Welcome to the Ontario Coalition of Indigenous People (OCIP). We are an advocacy organization in Ontario that represents the rights and interests of off-reserve Aboriginal peoples (Métis, Status and non-Status Indians) living in urban, rural and remote areas throughout the province.
OCIP is designed to be a flexible,”bottom-up,” community-based coalition that supports projects and priorities identified by local community members. The OCIP approach embodies innovation in government, given that community members participate in the decision making process along side government members. The goal of OCIP is to implement programs and services that address the ever-increasing needs of its members. OCIP has implemented a governance structure that is geographically equal across the province of Ontario. The current Board of Governors consists of a Chief, Vice-Chief, Secretary, Treasurer, Elder/Métis Senator, Youth Advisor, and 9 Community representatives.
OCIP was structured to help communities build on their successes and focus on broadening and strengthening partnerships across the province, as well as increasing the participation of members in each area.
Community-based local solutions reflect local realities and needs and can form the basis of an appropriate and effective response. Building capacity within community based organizations at the local level, and developing partnerships within each community is among the objectives of OCIP.
OCIP officially became the recognized Ontario affiliate of the Congress of Aboriginal Peoples in November, 2007, when delegates of the Congress’ Annual General Assembly unanimously ratified OCIP’s application for recognition as the Ontario affiliate of the Congress.
Collaboration continues to be the driving force behind OCIP, with affiliate community organizations throughout Ontario. With partnerships being solidified and a strategic plan being developed that will provide long-term solutions to address the needs of Aboriginal people across Ontario.
"Aanii, Kwe Kwe, Shé:kon, Hello, Bonjour!
Welcome to the new website of the Ontario Coalition of Indigenous Peoples (OCIP)! Our new website will make it easier for you to navigate through our information and make the experience more enjoyable. It’s mobile friendly, so you can browse news, information and opportunities while on the go.

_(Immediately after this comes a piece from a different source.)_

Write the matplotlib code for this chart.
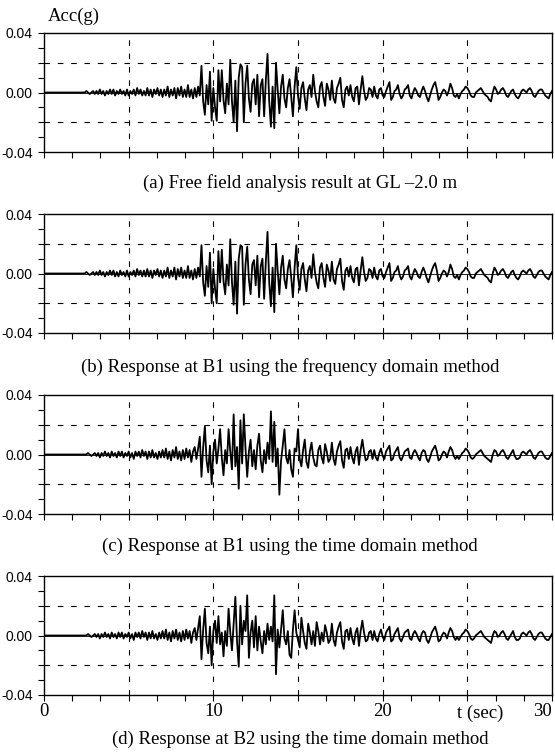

As a political organization, OCIP is proud and committed to represent the rights and interests of status and non-status Indians living off reserve and Métis in Ontario. We are an affiliate member of the Indigenous Peoples’ Assembly of Canada (IPAC), formerly known as the Congress of Aboriginal Peoples and previous to that name change, known as the Native Council of Canada.
OCIP is very pleased that the Supreme Court of Canada has ruled in the Daniels case that Métis and non-status Indians are “Indians” under section 91(24) of the Constitution Act, 1867. “They are all Indians under section 91(24) by virtue of the fact they are all Aboriginal peoples,” wrote Justice Rosalie Abella.
“We offer our congratulations to Joe Magnet and his legal team for their outstanding work over the past 17 years. The decision is a massive victory for Métis and non-status Indians in Canada. OCIP is also pleased that the Court has overturned the decision of the Federal Court of Appeals that to be Métis, you must meet the Powley criteria,” said President Maggrah.
The central issue in the Daniels case arose from the federal government’s denial that it had jurisdiction over Métis and non-status Indians under section 91(24) of the Constitution Act, 1867. This denial had been used by the federal government as a justification to refuse to deal with Métis and non-status Indians, and to exclude them from federal programs and benefits. The declaratory ruling does not compel the federal government to do anything, but relies upon the honour of the Crown to respond appropriately, now that the legal issues have been determined by the Supreme Court. This historic win ensures that OCIP can begin the process to have equitable access to programs and services, such as non-insured health benefits, housing and education."